> Exercise brief:
Without the pictures, write out all the lines below exactly as they appear.

--- START OF Material ---

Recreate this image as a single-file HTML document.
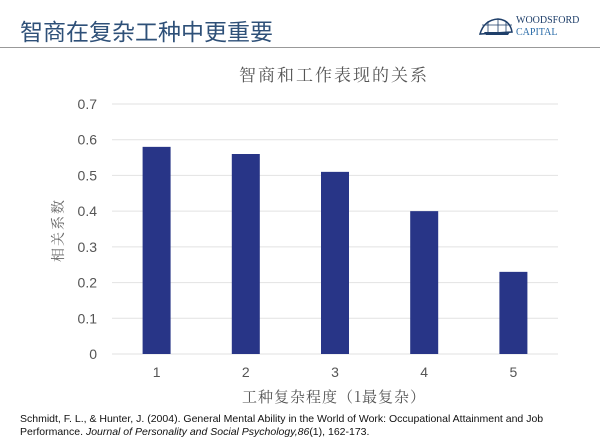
<!DOCTYPE html>
<html><head><meta charset="utf-8"><style>
body{margin:0;width:600px;height:448px;background:#fff;overflow:hidden;position:relative;font-family:"Liberation Sans","Noto Sans CJK SC",sans-serif}
.t{position:absolute;white-space:nowrap}
</style></head><body>
<div class="t" style="left:20px;top:13px;font-size:23px;color:#2e5078">智商在复杂工种中更重要</div>
<div style="position:absolute;left:476px;top:14px;width:110px;height:26px">
<svg width="40" height="22" style="position:absolute;left:0;top:2px"><path d="M4 18 Q8 4 22 3 Q34 4 36 16 Z" fill="none" stroke="#1f3f6a" stroke-width="1.5"/><path d="M8 16 L34 16 L32 19 L10 19Z" fill="#1f3f6a"/><path d="M6 9 L36 9 M12 5 L12 16 M22 3 L22 16 M30 5 L30 16" stroke="#1f3f6a" stroke-width="0.8"/></svg>
<div class="t" style="left:40px;top:1px;font-family:'Liberation Serif',serif;font-size:10px;color:#1f3f6a">WOODSFORD</div>
<div class="t" style="left:40px;top:13px;font-family:'Liberation Serif',serif;font-size:10px;color:#2b6ca8">CAPITAL</div>
</div>
<div style="position:absolute;left:0;top:47px;width:600px;height:1px;background:#999"></div>
<svg id="chart" width="600" height="448" style="position:absolute;left:0;top:0">
<text x="334" y="81" text-anchor="middle" font-size="17" fill="#555" font-family="'Noto Serif CJK SC',serif" letter-spacing="2">智商和工作表现的关系</text>
<text transform="translate(63,230) rotate(-90)" text-anchor="middle" font-size="14" fill="#666" font-family="'Noto Serif CJK SC',serif" letter-spacing="2">相关系数</text>
<text x="334" y="402" text-anchor="middle" font-size="15" fill="#555" font-family="'Noto Serif CJK SC',serif" letter-spacing="1">工种复杂程度（1最复杂）</text>
<g id="g"></g>
</svg>
<div class="t" style="left:20px;top:413px;font-size:10.5px;line-height:13px;color:#111">Schmidt, F. L., &amp; Hunter, J. (2004). General Mental Ability in the World of Work: Occupational Attainment and Job<br>Performance. <i>Journal of Personality and Social Psychology,86</i>(1), 162-173.</div>
<script>
const categories=["1","2","3","4","5"];
const values=[0.58,0.56,0.51,0.40,0.23];
const yTicks=[0,0.1,0.2,0.3,0.4,0.5,0.6,0.7];
const X0=112,X1=558,Y0=354,Y1=104,YMAX=0.7;
const y=v=>Y0-(v/YMAX)*(Y0-Y1);
const band=(X1-X0)/categories.length;
const xc=i=>X0+band*(i+0.5);
const g=document.getElementById('g');
const NS='http://www.w3.org/2000/svg';
function mk(t,a){const e=document.createElementNS(NS,t);for(const k in a)e.setAttribute(k,a[k]);g.appendChild(e);return e;}
yTicks.forEach(v=>{
const l=mk('line',{x1:X0,x2:X1,y1:y(v),y2:y(v),stroke:'#e2e2e2','stroke-width':1});


const t=mk('text',{x:97,y:y(v)+5,'text-anchor':'end','font-size':14,fill:'#555'});
t.textContent=v===0?'0':v.toFixed(1);


});
categories.forEach((c,i)=>{
const r=mk('rect',{x:xc(i)-14,y:y(values[i]),width:28,height:Y0-y(values[i]),fill:'#283587'});


const t=mk('text',{x:xc(i),y:377,'text-anchor':'middle','font-size':14,fill:'#555'});
t.textContent=c;


});
</script>
</body></html>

--- END OF Material ---

> Complete answer:
Recreate this image as a single-file HTML document.
<!DOCTYPE html>
<html><head><meta charset="utf-8"><style>
body{margin:0;width:600px;height:448px;background:#fff;overflow:hidden;position:relative;font-family:"Liberation Sans","Noto Sans CJK SC",sans-serif}
.t{position:absolute;white-space:nowrap}
</style></head><body>
<div class="t" style="left:20px;top:13px;font-size:23px;color:#2e5078">智商在复杂工种中更重要</div>
<div style="position:absolute;left:476px;top:14px;width:110px;height:26px">
<svg width="40" height="22" style="position:absolute;left:0;top:2px"><path d="M4 18 Q8 4 22 3 Q34 4 36 16 Z" fill="none" stroke="#1f3f6a" stroke-width="1.5"/><path d="M8 16 L34 16 L32 19 L10 19Z" fill="#1f3f6a"/><path d="M6 9 L36 9 M12 5 L12 16 M22 3 L22 16 M30 5 L30 16" stroke="#1f3f6a" stroke-width="0.8"/></svg>
<div class="t" style="left:40px;top:1px;font-family:'Liberation Serif',serif;font-size:10px;color:#1f3f6a">WOODSFORD</div>
<div class="t" style="left:40px;top:13px;font-family:'Liberation Serif',serif;font-size:10px;color:#2b6ca8">CAPITAL</div>
</div>
<div style="position:absolute;left:0;top:47px;width:600px;height:1px;background:#999"></div>
<svg id="chart" width="600" height="448" style="position:absolute;left:0;top:0">
<text x="334" y="81" text-anchor="middle" font-size="17" fill="#555" font-family="'Noto Serif CJK SC',serif" letter-spacing="2">智商和工作表现的关系</text>
<text transform="translate(63,230) rotate(-90)" text-anchor="middle" font-size="14" fill="#666" font-family="'Noto Serif CJK SC',serif" letter-spacing="2">相关系数</text>
<text x="334" y="402" text-anchor="middle" font-size="15" fill="#555" font-family="'Noto Serif CJK SC',serif" letter-spacing="1">工种复杂程度（1最复杂）</text>
<g id="g"></g>
</svg>
<div class="t" style="left:20px;top:413px;font-size:10.5px;line-height:13px;color:#111">Schmidt, F. L., &amp; Hunter, J. (2004). General Mental Ability in the World of Work: Occupational Attainment and Job<br>Performance. <i>Journal of Personality and Social Psychology,86</i>(1), 162-173.</div>
<script>
const categories=["1","2","3","4","5"];
const values=[0.58,0.56,0.51,0.40,0.23];
const yTicks=[0,0.1,0.2,0.3,0.4,0.5,0.6,0.7];
const X0=112,X1=558,Y0=354,Y1=104,YMAX=0.7;
const y=v=>Y0-(v/YMAX)*(Y0-Y1);
const band=(X1-X0)/categories.length;
const xc=i=>X0+band*(i+0.5);
const g=document.getElementById('g');
const NS='http://www.w3.org/2000/svg';
function mk(t,a){const e=document.createElementNS(NS,t);for(const k in a)e.setAttribute(k,a[k]);g.appendChild(e);return e;}
yTicks.forEach(v=>{
const l=mk('line',{x1:X0,x2:X1,y1:y(v),y2:y(v),stroke:'#e2e2e2','stroke-width':1});


const t=mk('text',{x:97,y:y(v)+5,'text-anchor':'end','font-size':14,fill:'#555'});
t.textContent=v===0?'0':v.toFixed(1);


});
categories.forEach((c,i)=>{
const r=mk('rect',{x:xc(i)-14,y:y(values[i]),width:28,height:Y0-y(values[i]),fill:'#283587'});


const t=mk('text',{x:xc(i),y:377,'text-anchor':'middle','font-size':14,fill:'#555'});
t.textContent=c;


});
</script>
</body></html>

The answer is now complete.